_DO THIS:_ Pictures stay out of the copy; restate everything else in the material exactly.

|---|

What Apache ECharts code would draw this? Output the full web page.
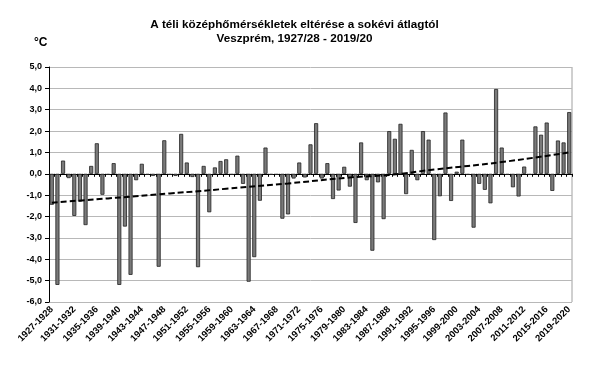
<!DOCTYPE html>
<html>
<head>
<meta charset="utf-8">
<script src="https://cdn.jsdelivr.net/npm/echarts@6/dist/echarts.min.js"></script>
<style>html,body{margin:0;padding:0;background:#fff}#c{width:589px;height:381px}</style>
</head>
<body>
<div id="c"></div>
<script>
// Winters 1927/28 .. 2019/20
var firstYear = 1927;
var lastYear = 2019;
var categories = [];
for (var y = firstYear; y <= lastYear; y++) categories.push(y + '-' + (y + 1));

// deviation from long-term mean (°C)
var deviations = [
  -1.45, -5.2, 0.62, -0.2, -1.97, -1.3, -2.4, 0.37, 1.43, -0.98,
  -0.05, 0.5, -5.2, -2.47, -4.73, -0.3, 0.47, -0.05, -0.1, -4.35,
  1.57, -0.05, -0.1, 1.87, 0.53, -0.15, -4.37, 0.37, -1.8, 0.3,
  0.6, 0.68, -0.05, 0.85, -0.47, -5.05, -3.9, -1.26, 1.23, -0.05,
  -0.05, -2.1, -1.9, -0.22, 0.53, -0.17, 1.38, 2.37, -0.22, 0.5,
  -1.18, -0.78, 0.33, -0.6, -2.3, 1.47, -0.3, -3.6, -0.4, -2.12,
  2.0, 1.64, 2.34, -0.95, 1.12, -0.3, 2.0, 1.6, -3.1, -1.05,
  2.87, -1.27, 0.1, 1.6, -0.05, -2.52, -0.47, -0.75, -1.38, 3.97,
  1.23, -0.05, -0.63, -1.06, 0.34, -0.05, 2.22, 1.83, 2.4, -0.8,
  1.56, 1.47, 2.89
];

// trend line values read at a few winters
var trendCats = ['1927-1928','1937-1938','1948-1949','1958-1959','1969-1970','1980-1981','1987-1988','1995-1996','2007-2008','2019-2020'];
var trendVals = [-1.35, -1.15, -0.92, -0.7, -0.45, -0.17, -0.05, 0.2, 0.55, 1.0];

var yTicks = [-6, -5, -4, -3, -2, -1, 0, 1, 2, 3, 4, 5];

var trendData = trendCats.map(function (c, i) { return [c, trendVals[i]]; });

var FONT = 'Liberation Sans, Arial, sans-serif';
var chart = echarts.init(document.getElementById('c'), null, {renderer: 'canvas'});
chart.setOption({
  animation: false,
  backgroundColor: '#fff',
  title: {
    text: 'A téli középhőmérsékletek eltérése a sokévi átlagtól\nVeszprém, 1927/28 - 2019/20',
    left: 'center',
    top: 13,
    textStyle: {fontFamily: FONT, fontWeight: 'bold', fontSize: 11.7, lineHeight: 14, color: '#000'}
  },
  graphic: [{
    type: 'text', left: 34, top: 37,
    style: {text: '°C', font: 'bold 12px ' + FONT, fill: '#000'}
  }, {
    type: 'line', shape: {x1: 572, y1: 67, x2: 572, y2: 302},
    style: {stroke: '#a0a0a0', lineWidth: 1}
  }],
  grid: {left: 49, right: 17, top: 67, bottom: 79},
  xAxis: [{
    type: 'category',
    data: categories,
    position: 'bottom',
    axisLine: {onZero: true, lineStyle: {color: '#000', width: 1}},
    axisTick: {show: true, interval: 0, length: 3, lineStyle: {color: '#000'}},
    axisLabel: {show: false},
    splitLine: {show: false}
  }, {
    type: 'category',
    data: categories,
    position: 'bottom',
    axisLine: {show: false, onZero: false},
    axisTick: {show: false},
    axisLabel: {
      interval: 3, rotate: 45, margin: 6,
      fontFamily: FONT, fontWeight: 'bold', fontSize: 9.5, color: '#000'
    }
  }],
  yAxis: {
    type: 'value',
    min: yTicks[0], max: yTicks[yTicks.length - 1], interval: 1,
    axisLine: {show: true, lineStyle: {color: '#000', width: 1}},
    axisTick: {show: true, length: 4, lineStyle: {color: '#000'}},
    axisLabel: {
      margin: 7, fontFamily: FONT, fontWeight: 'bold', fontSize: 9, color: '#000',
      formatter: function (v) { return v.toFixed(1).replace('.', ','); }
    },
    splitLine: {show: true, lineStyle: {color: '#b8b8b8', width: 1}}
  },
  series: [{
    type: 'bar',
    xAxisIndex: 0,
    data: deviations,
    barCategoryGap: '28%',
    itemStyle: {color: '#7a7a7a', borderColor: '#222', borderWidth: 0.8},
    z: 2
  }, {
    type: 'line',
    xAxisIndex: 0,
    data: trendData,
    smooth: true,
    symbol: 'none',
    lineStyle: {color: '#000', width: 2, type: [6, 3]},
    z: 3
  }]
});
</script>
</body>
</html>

|---|

_SOLUTION:_
What Apache ECharts code would draw this? Output the full web page.
<!DOCTYPE html>
<html>
<head>
<meta charset="utf-8">
<script src="https://cdn.jsdelivr.net/npm/echarts@6/dist/echarts.min.js"></script>
<style>html,body{margin:0;padding:0;background:#fff}#c{width:589px;height:381px}</style>
</head>
<body>
<div id="c"></div>
<script>
// Winters 1927/28 .. 2019/20
var firstYear = 1927;
var lastYear = 2019;
var categories = [];
for (var y = firstYear; y <= lastYear; y++) categories.push(y + '-' + (y + 1));

// deviation from long-term mean (°C)
var deviations = [
  -1.45, -5.2, 0.62, -0.2, -1.97, -1.3, -2.4, 0.37, 1.43, -0.98,
  -0.05, 0.5, -5.2, -2.47, -4.73, -0.3, 0.47, -0.05, -0.1, -4.35,
  1.57, -0.05, -0.1, 1.87, 0.53, -0.15, -4.37, 0.37, -1.8, 0.3,
  0.6, 0.68, -0.05, 0.85, -0.47, -5.05, -3.9, -1.26, 1.23, -0.05,
  -0.05, -2.1, -1.9, -0.22, 0.53, -0.17, 1.38, 2.37, -0.22, 0.5,
  -1.18, -0.78, 0.33, -0.6, -2.3, 1.47, -0.3, -3.6, -0.4, -2.12,
  2.0, 1.64, 2.34, -0.95, 1.12, -0.3, 2.0, 1.6, -3.1, -1.05,
  2.87, -1.27, 0.1, 1.6, -0.05, -2.52, -0.47, -0.75, -1.38, 3.97,
  1.23, -0.05, -0.63, -1.06, 0.34, -0.05, 2.22, 1.83, 2.4, -0.8,
  1.56, 1.47, 2.89
];

// trend line values read at a few winters
var trendCats = ['1927-1928','1937-1938','1948-1949','1958-1959','1969-1970','1980-1981','1987-1988','1995-1996','2007-2008','2019-2020'];
var trendVals = [-1.35, -1.15, -0.92, -0.7, -0.45, -0.17, -0.05, 0.2, 0.55, 1.0];

var yTicks = [-6, -5, -4, -3, -2, -1, 0, 1, 2, 3, 4, 5];

var trendData = trendCats.map(function (c, i) { return [c, trendVals[i]]; });

var FONT = 'Liberation Sans, Arial, sans-serif';
var chart = echarts.init(document.getElementById('c'), null, {renderer: 'canvas'});
chart.setOption({
  animation: false,
  backgroundColor: '#fff',
  title: {
    text: 'A téli középhőmérsékletek eltérése a sokévi átlagtól\nVeszprém, 1927/28 - 2019/20',
    left: 'center',
    top: 13,
    textStyle: {fontFamily: FONT, fontWeight: 'bold', fontSize: 11.7, lineHeight: 14, color: '#000'}
  },
  graphic: [{
    type: 'text', left: 34, top: 37,
    style: {text: '°C', font: 'bold 12px ' + FONT, fill: '#000'}
  }, {
    type: 'line', shape: {x1: 572, y1: 67, x2: 572, y2: 302},
    style: {stroke: '#a0a0a0', lineWidth: 1}
  }],
  grid: {left: 49, right: 17, top: 67, bottom: 79},
  xAxis: [{
    type: 'category',
    data: categories,
    position: 'bottom',
    axisLine: {onZero: true, lineStyle: {color: '#000', width: 1}},
    axisTick: {show: true, interval: 0, length: 3, lineStyle: {color: '#000'}},
    axisLabel: {show: false},
    splitLine: {show: false}
  }, {
    type: 'category',
    data: categories,
    position: 'bottom',
    axisLine: {show: false, onZero: false},
    axisTick: {show: false},
    axisLabel: {
      interval: 3, rotate: 45, margin: 6,
      fontFamily: FONT, fontWeight: 'bold', fontSize: 9.5, color: '#000'
    }
  }],
  yAxis: {
    type: 'value',
    min: yTicks[0], max: yTicks[yTicks.length - 1], interval: 1,
    axisLine: {show: true, lineStyle: {color: '#000', width: 1}},
    axisTick: {show: true, length: 4, lineStyle: {color: '#000'}},
    axisLabel: {
      margin: 7, fontFamily: FONT, fontWeight: 'bold', fontSize: 9, color: '#000',
      formatter: function (v) { return v.toFixed(1).replace('.', ','); }
    },
    splitLine: {show: true, lineStyle: {color: '#b8b8b8', width: 1}}
  },
  series: [{
    type: 'bar',
    xAxisIndex: 0,
    data: deviations,
    barCategoryGap: '28%',
    itemStyle: {color: '#7a7a7a', borderColor: '#222', borderWidth: 0.8},
    z: 2
  }, {
    type: 'line',
    xAxisIndex: 0,
    data: trendData,
    smooth: true,
    symbol: 'none',
    lineStyle: {color: '#000', width: 2, type: [6, 3]},
    z: 3
  }]
});
</script>
</body>
</html>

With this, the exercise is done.